Problem description ▸ Restate each of the lines below word for word and drop every picture.

Given data ▸
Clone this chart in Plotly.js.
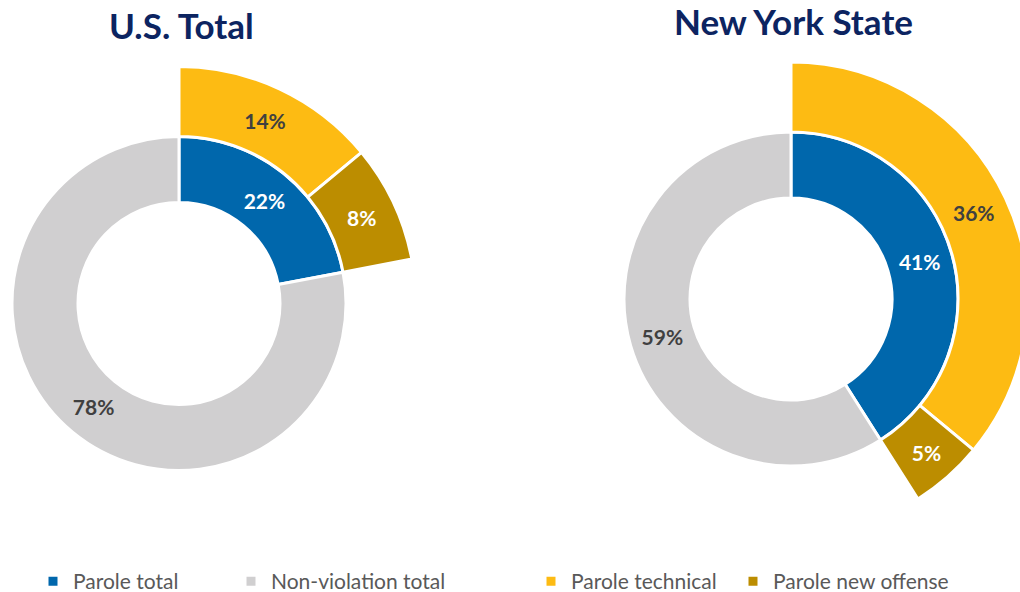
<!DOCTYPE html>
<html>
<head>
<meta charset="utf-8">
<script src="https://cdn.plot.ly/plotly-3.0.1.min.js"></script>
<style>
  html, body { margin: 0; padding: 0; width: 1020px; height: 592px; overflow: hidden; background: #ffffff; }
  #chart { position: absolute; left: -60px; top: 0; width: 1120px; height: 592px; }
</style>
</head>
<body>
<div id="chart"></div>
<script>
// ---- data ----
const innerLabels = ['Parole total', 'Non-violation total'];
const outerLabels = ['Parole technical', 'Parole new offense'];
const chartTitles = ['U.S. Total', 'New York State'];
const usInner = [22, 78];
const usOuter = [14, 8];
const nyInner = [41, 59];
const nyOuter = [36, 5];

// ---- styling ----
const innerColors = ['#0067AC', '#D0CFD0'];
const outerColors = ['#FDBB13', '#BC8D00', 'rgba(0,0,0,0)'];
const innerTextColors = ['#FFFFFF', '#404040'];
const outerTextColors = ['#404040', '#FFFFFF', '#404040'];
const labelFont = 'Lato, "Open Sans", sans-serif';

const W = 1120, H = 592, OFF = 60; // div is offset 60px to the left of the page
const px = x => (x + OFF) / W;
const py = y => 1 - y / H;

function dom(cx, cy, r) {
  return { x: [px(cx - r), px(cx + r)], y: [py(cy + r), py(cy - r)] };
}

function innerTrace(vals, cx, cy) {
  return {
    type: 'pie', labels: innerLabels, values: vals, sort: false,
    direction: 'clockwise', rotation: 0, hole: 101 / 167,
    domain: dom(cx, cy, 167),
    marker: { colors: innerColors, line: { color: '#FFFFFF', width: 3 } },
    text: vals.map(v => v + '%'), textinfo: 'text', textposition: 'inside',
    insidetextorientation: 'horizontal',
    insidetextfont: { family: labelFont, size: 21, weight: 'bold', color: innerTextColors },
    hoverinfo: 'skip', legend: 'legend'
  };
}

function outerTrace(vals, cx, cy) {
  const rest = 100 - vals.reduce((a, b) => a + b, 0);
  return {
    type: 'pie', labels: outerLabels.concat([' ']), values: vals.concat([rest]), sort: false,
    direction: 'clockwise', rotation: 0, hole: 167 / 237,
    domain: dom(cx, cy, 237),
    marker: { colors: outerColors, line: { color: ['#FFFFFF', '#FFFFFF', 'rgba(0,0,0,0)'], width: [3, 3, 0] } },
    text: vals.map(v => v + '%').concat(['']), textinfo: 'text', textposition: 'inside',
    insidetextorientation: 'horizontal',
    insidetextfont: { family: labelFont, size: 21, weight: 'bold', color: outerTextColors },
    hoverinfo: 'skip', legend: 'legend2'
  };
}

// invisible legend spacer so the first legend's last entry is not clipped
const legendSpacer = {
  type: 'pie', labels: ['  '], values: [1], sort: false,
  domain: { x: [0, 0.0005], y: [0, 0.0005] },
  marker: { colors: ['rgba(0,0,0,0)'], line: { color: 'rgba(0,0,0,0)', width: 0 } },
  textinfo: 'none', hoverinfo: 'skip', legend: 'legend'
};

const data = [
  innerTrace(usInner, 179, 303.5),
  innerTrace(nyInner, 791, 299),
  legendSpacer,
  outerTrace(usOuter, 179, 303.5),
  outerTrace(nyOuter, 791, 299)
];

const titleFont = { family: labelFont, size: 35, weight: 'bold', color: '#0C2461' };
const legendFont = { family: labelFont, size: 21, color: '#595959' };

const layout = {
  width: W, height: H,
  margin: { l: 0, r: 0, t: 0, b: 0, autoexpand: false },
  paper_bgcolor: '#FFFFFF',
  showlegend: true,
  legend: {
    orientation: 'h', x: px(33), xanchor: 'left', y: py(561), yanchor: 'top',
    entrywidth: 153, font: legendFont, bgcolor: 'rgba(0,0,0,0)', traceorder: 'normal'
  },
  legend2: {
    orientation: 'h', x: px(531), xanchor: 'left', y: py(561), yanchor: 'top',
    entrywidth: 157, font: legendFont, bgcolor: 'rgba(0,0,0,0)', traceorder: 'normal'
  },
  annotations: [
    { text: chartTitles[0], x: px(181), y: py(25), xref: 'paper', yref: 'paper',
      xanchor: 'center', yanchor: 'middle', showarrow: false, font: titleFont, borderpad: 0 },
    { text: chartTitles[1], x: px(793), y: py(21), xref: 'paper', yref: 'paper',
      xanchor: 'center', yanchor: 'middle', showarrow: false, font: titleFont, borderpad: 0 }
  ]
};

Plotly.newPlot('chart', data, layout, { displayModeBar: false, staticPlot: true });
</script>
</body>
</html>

Output for this exercise ▸
Clone this chart in Plotly.js.
<!DOCTYPE html>
<html>
<head>
<meta charset="utf-8">
<script src="https://cdn.plot.ly/plotly-3.0.1.min.js"></script>
<style>
  html, body { margin: 0; padding: 0; width: 1020px; height: 592px; overflow: hidden; background: #ffffff; }
  #chart { position: absolute; left: -60px; top: 0; width: 1120px; height: 592px; }
</style>
</head>
<body>
<div id="chart"></div>
<script>
// ---- data ----
const innerLabels = ['Parole total', 'Non-violation total'];
const outerLabels = ['Parole technical', 'Parole new offense'];
const chartTitles = ['U.S. Total', 'New York State'];
const usInner = [22, 78];
const usOuter = [14, 8];
const nyInner = [41, 59];
const nyOuter = [36, 5];

// ---- styling ----
const innerColors = ['#0067AC', '#D0CFD0'];
const outerColors = ['#FDBB13', '#BC8D00', 'rgba(0,0,0,0)'];
const innerTextColors = ['#FFFFFF', '#404040'];
const outerTextColors = ['#404040', '#FFFFFF', '#404040'];
const labelFont = 'Lato, "Open Sans", sans-serif';

const W = 1120, H = 592, OFF = 60; // div is offset 60px to the left of the page
const px = x => (x + OFF) / W;
const py = y => 1 - y / H;

function dom(cx, cy, r) {
  return { x: [px(cx - r), px(cx + r)], y: [py(cy + r), py(cy - r)] };
}

function innerTrace(vals, cx, cy) {
  return {
    type: 'pie', labels: innerLabels, values: vals, sort: false,
    direction: 'clockwise', rotation: 0, hole: 101 / 167,
    domain: dom(cx, cy, 167),
    marker: { colors: innerColors, line: { color: '#FFFFFF', width: 3 } },
    text: vals.map(v => v + '%'), textinfo: 'text', textposition: 'inside',
    insidetextorientation: 'horizontal',
    insidetextfont: { family: labelFont, size: 21, weight: 'bold', color: innerTextColors },
    hoverinfo: 'skip', legend: 'legend'
  };
}

function outerTrace(vals, cx, cy) {
  const rest = 100 - vals.reduce((a, b) => a + b, 0);
  return {
    type: 'pie', labels: outerLabels.concat([' ']), values: vals.concat([rest]), sort: false,
    direction: 'clockwise', rotation: 0, hole: 167 / 237,
    domain: dom(cx, cy, 237),
    marker: { colors: outerColors, line: { color: ['#FFFFFF', '#FFFFFF', 'rgba(0,0,0,0)'], width: [3, 3, 0] } },
    text: vals.map(v => v + '%').concat(['']), textinfo: 'text', textposition: 'inside',
    insidetextorientation: 'horizontal',
    insidetextfont: { family: labelFont, size: 21, weight: 'bold', color: outerTextColors },
    hoverinfo: 'skip', legend: 'legend2'
  };
}

// invisible legend spacer so the first legend's last entry is not clipped
const legendSpacer = {
  type: 'pie', labels: ['  '], values: [1], sort: false,
  domain: { x: [0, 0.0005], y: [0, 0.0005] },
  marker: { colors: ['rgba(0,0,0,0)'], line: { color: 'rgba(0,0,0,0)', width: 0 } },
  textinfo: 'none', hoverinfo: 'skip', legend: 'legend'
};

const data = [
  innerTrace(usInner, 179, 303.5),
  innerTrace(nyInner, 791, 299),
  legendSpacer,
  outerTrace(usOuter, 179, 303.5),
  outerTrace(nyOuter, 791, 299)
];

const titleFont = { family: labelFont, size: 35, weight: 'bold', color: '#0C2461' };
const legendFont = { family: labelFont, size: 21, color: '#595959' };

const layout = {
  width: W, height: H,
  margin: { l: 0, r: 0, t: 0, b: 0, autoexpand: false },
  paper_bgcolor: '#FFFFFF',
  showlegend: true,
  legend: {
    orientation: 'h', x: px(33), xanchor: 'left', y: py(561), yanchor: 'top',
    entrywidth: 153, font: legendFont, bgcolor: 'rgba(0,0,0,0)', traceorder: 'normal'
  },
  legend2: {
    orientation: 'h', x: px(531), xanchor: 'left', y: py(561), yanchor: 'top',
    entrywidth: 157, font: legendFont, bgcolor: 'rgba(0,0,0,0)', traceorder: 'normal'
  },
  annotations: [
    { text: chartTitles[0], x: px(181), y: py(25), xref: 'paper', yref: 'paper',
      xanchor: 'center', yanchor: 'middle', showarrow: false, font: titleFont, borderpad: 0 },
    { text: chartTitles[1], x: px(793), y: py(21), xref: 'paper', yref: 'paper',
      xanchor: 'center', yanchor: 'middle', showarrow: false, font: titleFont, borderpad: 0 }
  ]
};

Plotly.newPlot('chart', data, layout, { displayModeBar: false, staticPlot: true });
</script>
</body>
</html>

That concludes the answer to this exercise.